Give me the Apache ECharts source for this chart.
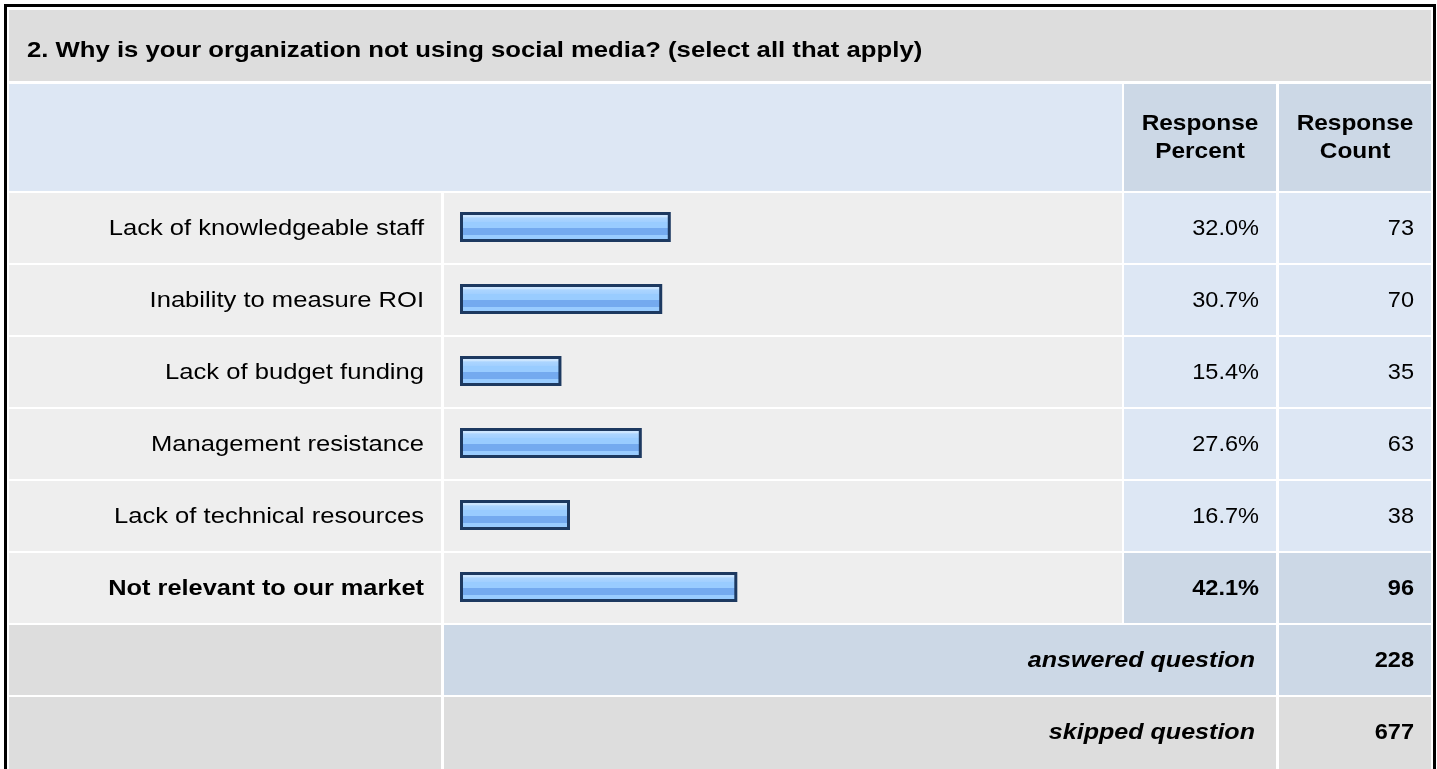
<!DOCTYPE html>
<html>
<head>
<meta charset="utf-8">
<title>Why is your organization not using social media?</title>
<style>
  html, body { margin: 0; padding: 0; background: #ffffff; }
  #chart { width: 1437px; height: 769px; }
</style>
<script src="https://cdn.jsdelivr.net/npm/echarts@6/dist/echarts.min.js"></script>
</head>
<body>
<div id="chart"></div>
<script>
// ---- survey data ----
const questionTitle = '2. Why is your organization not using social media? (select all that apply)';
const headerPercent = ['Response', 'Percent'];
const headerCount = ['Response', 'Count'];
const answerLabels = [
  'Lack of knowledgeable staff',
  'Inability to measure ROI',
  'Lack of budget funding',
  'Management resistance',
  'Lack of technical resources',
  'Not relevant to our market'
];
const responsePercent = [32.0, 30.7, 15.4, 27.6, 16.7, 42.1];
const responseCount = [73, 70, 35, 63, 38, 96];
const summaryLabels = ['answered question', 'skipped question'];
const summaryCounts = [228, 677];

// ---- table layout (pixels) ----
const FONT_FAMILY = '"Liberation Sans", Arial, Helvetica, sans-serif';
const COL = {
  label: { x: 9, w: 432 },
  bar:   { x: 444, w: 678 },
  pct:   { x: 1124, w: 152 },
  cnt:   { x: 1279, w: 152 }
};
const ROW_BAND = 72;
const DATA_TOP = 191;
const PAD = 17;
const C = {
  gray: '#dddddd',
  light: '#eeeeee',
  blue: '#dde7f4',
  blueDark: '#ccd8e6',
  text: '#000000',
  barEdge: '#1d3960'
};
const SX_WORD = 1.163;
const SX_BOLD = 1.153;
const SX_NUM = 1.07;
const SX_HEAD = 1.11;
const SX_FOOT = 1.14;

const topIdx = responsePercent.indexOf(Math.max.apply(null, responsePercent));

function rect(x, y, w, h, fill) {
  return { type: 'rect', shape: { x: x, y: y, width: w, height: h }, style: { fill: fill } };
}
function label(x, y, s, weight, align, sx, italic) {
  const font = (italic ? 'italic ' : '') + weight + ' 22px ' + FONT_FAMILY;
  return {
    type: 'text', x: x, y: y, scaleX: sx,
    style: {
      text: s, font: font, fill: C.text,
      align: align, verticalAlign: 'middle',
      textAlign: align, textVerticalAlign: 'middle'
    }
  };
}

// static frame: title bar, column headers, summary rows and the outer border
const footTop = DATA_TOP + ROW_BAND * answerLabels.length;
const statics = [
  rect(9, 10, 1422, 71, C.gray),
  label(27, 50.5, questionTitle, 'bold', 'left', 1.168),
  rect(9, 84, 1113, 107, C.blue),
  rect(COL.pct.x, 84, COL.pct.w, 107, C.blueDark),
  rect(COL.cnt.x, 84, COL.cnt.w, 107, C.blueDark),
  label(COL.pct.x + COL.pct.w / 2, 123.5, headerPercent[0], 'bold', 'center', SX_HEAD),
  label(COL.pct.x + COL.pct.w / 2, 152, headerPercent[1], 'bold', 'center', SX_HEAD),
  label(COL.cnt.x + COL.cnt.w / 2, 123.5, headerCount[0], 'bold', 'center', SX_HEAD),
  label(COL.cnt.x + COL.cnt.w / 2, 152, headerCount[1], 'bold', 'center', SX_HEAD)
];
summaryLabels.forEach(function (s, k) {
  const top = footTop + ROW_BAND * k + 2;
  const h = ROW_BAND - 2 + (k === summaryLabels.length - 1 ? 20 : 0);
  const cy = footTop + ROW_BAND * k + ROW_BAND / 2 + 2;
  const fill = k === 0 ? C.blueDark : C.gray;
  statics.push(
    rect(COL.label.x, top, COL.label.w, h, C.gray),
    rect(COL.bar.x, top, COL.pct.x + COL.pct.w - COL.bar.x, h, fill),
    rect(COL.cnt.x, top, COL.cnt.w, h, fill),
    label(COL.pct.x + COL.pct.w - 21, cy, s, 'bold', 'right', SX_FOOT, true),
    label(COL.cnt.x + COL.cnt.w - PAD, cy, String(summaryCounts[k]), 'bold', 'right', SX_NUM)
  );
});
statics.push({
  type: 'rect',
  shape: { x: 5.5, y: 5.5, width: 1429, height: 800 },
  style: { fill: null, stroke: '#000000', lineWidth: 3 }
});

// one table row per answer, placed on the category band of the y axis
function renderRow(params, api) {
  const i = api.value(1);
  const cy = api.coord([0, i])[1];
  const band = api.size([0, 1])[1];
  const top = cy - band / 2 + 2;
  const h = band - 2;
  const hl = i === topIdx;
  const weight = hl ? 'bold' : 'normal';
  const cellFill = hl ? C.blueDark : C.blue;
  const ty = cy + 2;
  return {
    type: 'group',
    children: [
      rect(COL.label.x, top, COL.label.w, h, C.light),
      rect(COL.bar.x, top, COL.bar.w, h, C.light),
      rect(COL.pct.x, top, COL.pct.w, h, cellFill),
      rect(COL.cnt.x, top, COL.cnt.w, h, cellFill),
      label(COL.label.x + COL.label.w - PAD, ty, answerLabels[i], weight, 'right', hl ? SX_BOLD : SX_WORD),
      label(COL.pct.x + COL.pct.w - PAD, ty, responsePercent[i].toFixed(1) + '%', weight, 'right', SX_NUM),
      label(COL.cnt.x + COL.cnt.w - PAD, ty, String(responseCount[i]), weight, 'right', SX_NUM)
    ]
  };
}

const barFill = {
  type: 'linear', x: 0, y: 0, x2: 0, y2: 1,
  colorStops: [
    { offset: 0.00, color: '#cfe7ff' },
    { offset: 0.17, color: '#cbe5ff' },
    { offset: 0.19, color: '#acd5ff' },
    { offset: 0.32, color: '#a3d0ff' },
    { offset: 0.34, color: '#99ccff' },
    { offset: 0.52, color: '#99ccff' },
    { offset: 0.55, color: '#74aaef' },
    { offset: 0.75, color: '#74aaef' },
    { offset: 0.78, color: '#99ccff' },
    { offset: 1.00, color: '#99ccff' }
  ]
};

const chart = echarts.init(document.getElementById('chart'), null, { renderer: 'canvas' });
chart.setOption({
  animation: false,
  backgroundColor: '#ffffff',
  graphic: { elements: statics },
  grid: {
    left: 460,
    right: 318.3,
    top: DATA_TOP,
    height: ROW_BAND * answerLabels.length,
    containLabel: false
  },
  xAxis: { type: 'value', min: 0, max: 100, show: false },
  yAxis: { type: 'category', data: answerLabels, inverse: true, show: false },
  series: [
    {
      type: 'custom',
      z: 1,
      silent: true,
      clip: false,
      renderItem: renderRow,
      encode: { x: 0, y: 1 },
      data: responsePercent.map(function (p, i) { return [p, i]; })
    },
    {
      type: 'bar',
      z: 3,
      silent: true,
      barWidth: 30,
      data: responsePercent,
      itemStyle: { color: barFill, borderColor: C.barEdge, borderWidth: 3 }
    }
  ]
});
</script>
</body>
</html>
··········
§ Stated problem
Repeat the material above in full and exactly, omitting the pictures.

§ Answer to the task
Give me the Apache ECharts source for this chart.
<!DOCTYPE html>
<html>
<head>
<meta charset="utf-8">
<title>Why is your organization not using social media?</title>
<style>
  html, body { margin: 0; padding: 0; background: #ffffff; }
  #chart { width: 1437px; height: 769px; }
</style>
<script src="https://cdn.jsdelivr.net/npm/echarts@6/dist/echarts.min.js"></script>
</head>
<body>
<div id="chart"></div>
<script>
// ---- survey data ----
const questionTitle = '2. Why is your organization not using social media? (select all that apply)';
const headerPercent = ['Response', 'Percent'];
const headerCount = ['Response', 'Count'];
const answerLabels = [
  'Lack of knowledgeable staff',
  'Inability to measure ROI',
  'Lack of budget funding',
  'Management resistance',
  'Lack of technical resources',
  'Not relevant to our market'
];
const responsePercent = [32.0, 30.7, 15.4, 27.6, 16.7, 42.1];
const responseCount = [73, 70, 35, 63, 38, 96];
const summaryLabels = ['answered question', 'skipped question'];
const summaryCounts = [228, 677];

// ---- table layout (pixels) ----
const FONT_FAMILY = '"Liberation Sans", Arial, Helvetica, sans-serif';
const COL = {
  label: { x: 9, w: 432 },
  bar:   { x: 444, w: 678 },
  pct:   { x: 1124, w: 152 },
  cnt:   { x: 1279, w: 152 }
};
const ROW_BAND = 72;
const DATA_TOP = 191;
const PAD = 17;
const C = {
  gray: '#dddddd',
  light: '#eeeeee',
  blue: '#dde7f4',
  blueDark: '#ccd8e6',
  text: '#000000',
  barEdge: '#1d3960'
};
const SX_WORD = 1.163;
const SX_BOLD = 1.153;
const SX_NUM = 1.07;
const SX_HEAD = 1.11;
const SX_FOOT = 1.14;

const topIdx = responsePercent.indexOf(Math.max.apply(null, responsePercent));

function rect(x, y, w, h, fill) {
  return { type: 'rect', shape: { x: x, y: y, width: w, height: h }, style: { fill: fill } };
}
function label(x, y, s, weight, align, sx, italic) {
  const font = (italic ? 'italic ' : '') + weight + ' 22px ' + FONT_FAMILY;
  return {
    type: 'text', x: x, y: y, scaleX: sx,
    style: {
      text: s, font: font, fill: C.text,
      align: align, verticalAlign: 'middle',
      textAlign: align, textVerticalAlign: 'middle'
    }
  };
}

// static frame: title bar, column headers, summary rows and the outer border
const footTop = DATA_TOP + ROW_BAND * answerLabels.length;
const statics = [
  rect(9, 10, 1422, 71, C.gray),
  label(27, 50.5, questionTitle, 'bold', 'left', 1.168),
  rect(9, 84, 1113, 107, C.blue),
  rect(COL.pct.x, 84, COL.pct.w, 107, C.blueDark),
  rect(COL.cnt.x, 84, COL.cnt.w, 107, C.blueDark),
  label(COL.pct.x + COL.pct.w / 2, 123.5, headerPercent[0], 'bold', 'center', SX_HEAD),
  label(COL.pct.x + COL.pct.w / 2, 152, headerPercent[1], 'bold', 'center', SX_HEAD),
  label(COL.cnt.x + COL.cnt.w / 2, 123.5, headerCount[0], 'bold', 'center', SX_HEAD),
  label(COL.cnt.x + COL.cnt.w / 2, 152, headerCount[1], 'bold', 'center', SX_HEAD)
];
summaryLabels.forEach(function (s, k) {
  const top = footTop + ROW_BAND * k + 2;
  const h = ROW_BAND - 2 + (k === summaryLabels.length - 1 ? 20 : 0);
  const cy = footTop + ROW_BAND * k + ROW_BAND / 2 + 2;
  const fill = k === 0 ? C.blueDark : C.gray;
  statics.push(
    rect(COL.label.x, top, COL.label.w, h, C.gray),
    rect(COL.bar.x, top, COL.pct.x + COL.pct.w - COL.bar.x, h, fill),
    rect(COL.cnt.x, top, COL.cnt.w, h, fill),
    label(COL.pct.x + COL.pct.w - 21, cy, s, 'bold', 'right', SX_FOOT, true),
    label(COL.cnt.x + COL.cnt.w - PAD, cy, String(summaryCounts[k]), 'bold', 'right', SX_NUM)
  );
});
statics.push({
  type: 'rect',
  shape: { x: 5.5, y: 5.5, width: 1429, height: 800 },
  style: { fill: null, stroke: '#000000', lineWidth: 3 }
});

// one table row per answer, placed on the category band of the y axis
function renderRow(params, api) {
  const i = api.value(1);
  const cy = api.coord([0, i])[1];
  const band = api.size([0, 1])[1];
  const top = cy - band / 2 + 2;
  const h = band - 2;
  const hl = i === topIdx;
  const weight = hl ? 'bold' : 'normal';
  const cellFill = hl ? C.blueDark : C.blue;
  const ty = cy + 2;
  return {
    type: 'group',
    children: [
      rect(COL.label.x, top, COL.label.w, h, C.light),
      rect(COL.bar.x, top, COL.bar.w, h, C.light),
      rect(COL.pct.x, top, COL.pct.w, h, cellFill),
      rect(COL.cnt.x, top, COL.cnt.w, h, cellFill),
      label(COL.label.x + COL.label.w - PAD, ty, answerLabels[i], weight, 'right', hl ? SX_BOLD : SX_WORD),
      label(COL.pct.x + COL.pct.w - PAD, ty, responsePercent[i].toFixed(1) + '%', weight, 'right', SX_NUM),
      label(COL.cnt.x + COL.cnt.w - PAD, ty, String(responseCount[i]), weight, 'right', SX_NUM)
    ]
  };
}

const barFill = {
  type: 'linear', x: 0, y: 0, x2: 0, y2: 1,
  colorStops: [
    { offset: 0.00, color: '#cfe7ff' },
    { offset: 0.17, color: '#cbe5ff' },
    { offset: 0.19, color: '#acd5ff' },
    { offset: 0.32, color: '#a3d0ff' },
    { offset: 0.34, color: '#99ccff' },
    { offset: 0.52, color: '#99ccff' },
    { offset: 0.55, color: '#74aaef' },
    { offset: 0.75, color: '#74aaef' },
    { offset: 0.78, color: '#99ccff' },
    { offset: 1.00, color: '#99ccff' }
  ]
};

const chart = echarts.init(document.getElementById('chart'), null, { renderer: 'canvas' });
chart.setOption({
  animation: false,
  backgroundColor: '#ffffff',
  graphic: { elements: statics },
  grid: {
    left: 460,
    right: 318.3,
    top: DATA_TOP,
    height: ROW_BAND * answerLabels.length,
    containLabel: false
  },
  xAxis: { type: 'value', min: 0, max: 100, show: false },
  yAxis: { type: 'category', data: answerLabels, inverse: true, show: false },
  series: [
    {
      type: 'custom',
      z: 1,
      silent: true,
      clip: false,
      renderItem: renderRow,
      encode: { x: 0, y: 1 },
      data: responsePercent.map(function (p, i) { return [p, i]; })
    },
    {
      type: 'bar',
      z: 3,
      silent: true,
      barWidth: 30,
      data: responsePercent,
      itemStyle: { color: barFill, borderColor: C.barEdge, borderWidth: 3 }
    }
  ]
});
</script>
</body>
</html>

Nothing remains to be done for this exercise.